• Request
In the listing that follows, retype every line from the first through the one containing "(0,0) rectangle (496,506);". Pictures are to be left out.

— Start Data excerpt —

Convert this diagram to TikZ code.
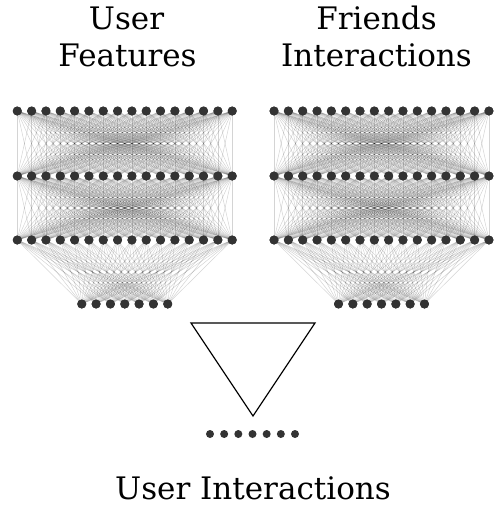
\documentclass[tikz,border=0pt]{standalone}
\usepackage{fontspec}
\setmainfont{DejaVu Serif}
\begin{document}
\begin{tikzpicture}[x=1pt,y=-1pt,
  neuron/.style={circle,fill=black!80,draw=none,minimum size=9pt,inner sep=0pt},
  synapse/.style={draw=black,opacity=0.17,line width=0.5pt},
  title/.style={font=\fontsize{31}{37}\selectfont,inner sep=0pt}]
\useasboundingbox (0,0) rectangle (496,506);

% two stacked towers: three 16-unit layers narrowing to a 7-unit output
\foreach \net/\cx in {a/124.75,b/381.5}{
  \foreach \r/\y in {1/111,2/176,3/240}
    \foreach \i in {1,...,16}
      \node[neuron] (\net\r-\i) at ({\cx+(\i-8.5)*14.33},\y) {};
  \foreach \i in {1,...,7}
    \node[neuron] (\net4-\i) at ({\cx+(\i-4)*14.33},304) {};
}
\foreach \net in {a,b}{
  \foreach \r/\s in {1/2,2/3}
    \foreach \i in {1,...,16}
      \foreach \j in {1,...,16}
        \draw[synapse] (\net\r-\i.center) -- (\net\s-\j.center);
  \foreach \i in {1,...,16}
    \foreach \j in {1,...,7}
      \draw[synapse] (\net3-\i.center) -- (\net4-\j.center);
}
% redraw units on top of the connections
\foreach \net in {a,b}{
  \foreach \r in {1,2,3}
    \foreach \i in {1,...,16}
      \node[neuron] at (\net\r-\i.center) {};
  \foreach \i in {1,...,7}
    \node[neuron] at (\net4-\i.center) {};
}

% merging funnel
\draw[line width=1.2pt,line join=miter] (191,323) -- (315,323) -- (253,416) -- cycle;

% output layer
\foreach \i in {1,...,7}
  \node[neuron,minimum size=8pt] (o-\i) at ({252.5+(\i-4)*14.17},434) {};

% labels
\node[title,anchor=base] (tA) at (126.5,29) {User};
\node[title,anchor=base] (tA2) at (127.5,66) {Features};
\node[title,anchor=base] (tB) at (376.5,29) {Friends};
\node[title,anchor=base] (tB2) at (376.5,66) {Interactions};
\node[title,anchor=base] (tC) at (253,499) {User Interactions};
\end{tikzpicture}
\end{document}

— End Data excerpt —

• Task answer
Convert this diagram to TikZ code.
\documentclass[tikz,border=0pt]{standalone}
\usepackage{fontspec}
\setmainfont{DejaVu Serif}
\begin{document}
\begin{tikzpicture}[x=1pt,y=-1pt,
  neuron/.style={circle,fill=black!80,draw=none,minimum size=9pt,inner sep=0pt},
  synapse/.style={draw=black,opacity=0.17,line width=0.5pt},
  title/.style={font=\fontsize{31}{37}\selectfont,inner sep=0pt}]
\useasboundingbox (0,0) rectangle (496,506);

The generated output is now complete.